Jesus claimed to have “no unrighteousness” in Him, because He was seeking the glory of the one who sent Him (John. 7:18). We see here that the heart of unrighteousness is seeking glory for self in a selfish way. At the same time, a person can be surrounded by this kind of self-seeking, this unrighteousness, and yet not participate in it the same way. “And I say unto you, Make to yourselves friends of the mammon of unrighteousness; that, when ye fail, they may receive you into everlasting habitations” (Luke 16:9). We are told to use the crooked unrighteous instruments of the world, and straighten them out for God’s purposes.

Not surprisingly, unrighteousness is an important theme in the book of Romans. It is used twice in Romans 1:18. God’s wrath is revealed from heaven against every form of ungodliness and unrighteousness, and this unrighteousness of men is revealed even further in that they suppress the truth in unrighteousness. Unrighteousness does not just love the false, but also hates what is true.

Later in the chapter (v. 29), Paul gives us the genus (unrighteousness), and then lists some of the species. The list that follows is extensive — fornication, wickedness, covetousness, maliciousness, and on, for three verses. Unrighteousness wields authority, and commands sinners to do things. Man is created such that he must be obedient — he either obeys the truth, or he obeys unrighteousness. One or the other. In the Pauline set up, the opposite of true is not false, but rather unrighteous. He also does this in another letter. Unrighteousness is deceptive, and that is the way Satan works (2 Thess. 2:10). The contrast (again) is between unrighteousness on the one hand, and truth on the other. Those who did not believe the truth are those who had pleasure in unrighteousness (2 Thess. 2:12). Truth is not merely propositional; truth is moral.

Back in Romans, some had argued that our unrighteousness sets off God’s righteousness in some kind of complimentary relief (3:5).

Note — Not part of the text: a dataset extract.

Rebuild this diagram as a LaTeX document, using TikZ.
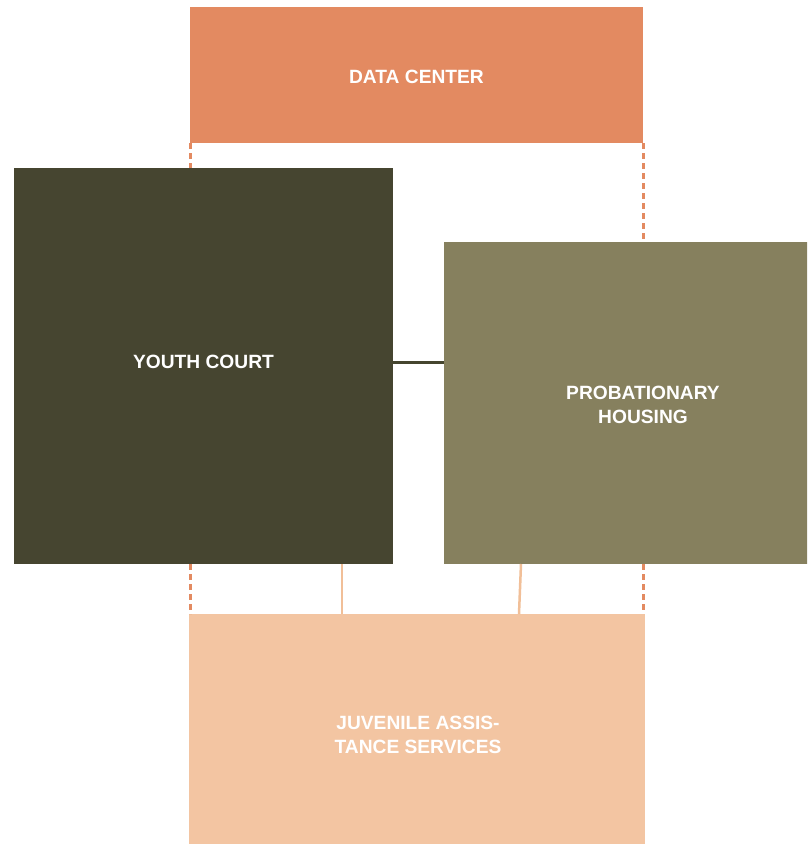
\documentclass[tikz,border=0pt]{standalone}
\usepackage{fontspec}
\setmainfont{Liberation Sans}
\definecolor{dcOrange}{HTML}{E38A61}
\definecolor{ycDark}{HTML}{464530}
\definecolor{phOlive}{HTML}{86805E}
\definecolor{jvPeach}{HTML}{F3C5A2}
\definecolor{peachLine}{HTML}{F1BF98}
\definecolor{lineDark}{HTML}{45452F}
\tikzset{
  box/.style={draw=none, inner sep=0pt, outer sep=0pt, rectangle},
  lbl/.style={text=white, font=\fontsize{19.2}{24}\selectfont\bfseries, align=center, inner sep=0pt},
  dashlink/.style={draw=dcOrange, line width=3pt, dash pattern=on 6pt off 4pt},
  peachlink/.style={draw=peachLine, line width=2.5pt},
  darklink/.style={draw=lineDark, line width=3pt}
}
\begin{document}
\begin{tikzpicture}[x=1pt, y=-1pt]
\useasboundingbox (0,0) rectangle (807,844);
\clip (0,0) rectangle (807,844);
\fill[white] (0,0) rectangle (807,844);
\node[box, fill=dcOrange, minimum width=453pt, minimum height=136pt] (dc) at (416.5,75.3) {};
\node[box, fill=ycDark, minimum width=379pt, minimum height=396pt] (yc) at (203.5,366) {};
\node[box, fill=phOlive, minimum width=398pt, minimum height=322.3pt] (ph) at (643,402.9) {};
\node[box, fill=jvPeach, minimum width=456pt, minimum height=242pt] (jv) at (417,735) {};
\node[lbl] (dct) at (416.5,76.8) {DATA CENTER};
\node[lbl] (yct) at (203.5,361.7) {YOUTH COURT};
\node[lbl] (pht) at (643,405.3) {PROBATIONARY\\HOUSING};
\node[lbl] (jvt) at (418,734.6) {JUVENILE ASSIS-\\TANCE SERVICES};
% connectors
\draw[dashlink] (dc.south west) -- (dc.south west |- yc.north);
\draw[dashlink] (dc.south east) -- (dc.south east |- ph.north);
\draw[dashlink] (dc.south west |- yc.south) -- (dc.south west |- jv.north);
\draw[dashlink] (dc.south east |- ph.south) -- (dc.south east |- jv.north);
\coordinate (s1) at (342,564);
\coordinate (s2top) at (521,564);
\coordinate (s2bot) at (519,614);
\draw[peachlink] (s1) -- (s1 |- jv.north);
\draw[peachlink] (s2top) -- (s2bot);
\coordinate (h) at (0,362);
\draw[darklink] (yc.east |- h) -- (ph.west |- h);
\end{tikzpicture}
\end{document}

That’s true enough, but it does not provide a sufficient reason why the righteous God would withhold judgment. The fact that God sovereignly disposes of both Jacob and Esau does not mean that He is unrighteous (9:14).

Christians are told not to deliver their members, their bodies, over to sin as instruments of unrighteousness (6:13). This means that Christians can do this kind of unrighteousness, but their new identity in Christ makes it a profound incongruity. Paul grabs that incongruity in order to shake them.

But God has had mercy on the unrighteous (Heb. 8:12). He cleanses us from all unrighteousness (1 Jn. 1:9). All unrighteousness is sin (1 Jn. 5:17), and sin is lawlessness. Apart from repentance, those given over to unrighteousness will reap what they have sown. They will receive the reward of unrighteousness, the wages of sin, which is death (2 Pet. 2:13). They are like Balaam, who loved the wages of unrighteousness (2 Pet. 2:15).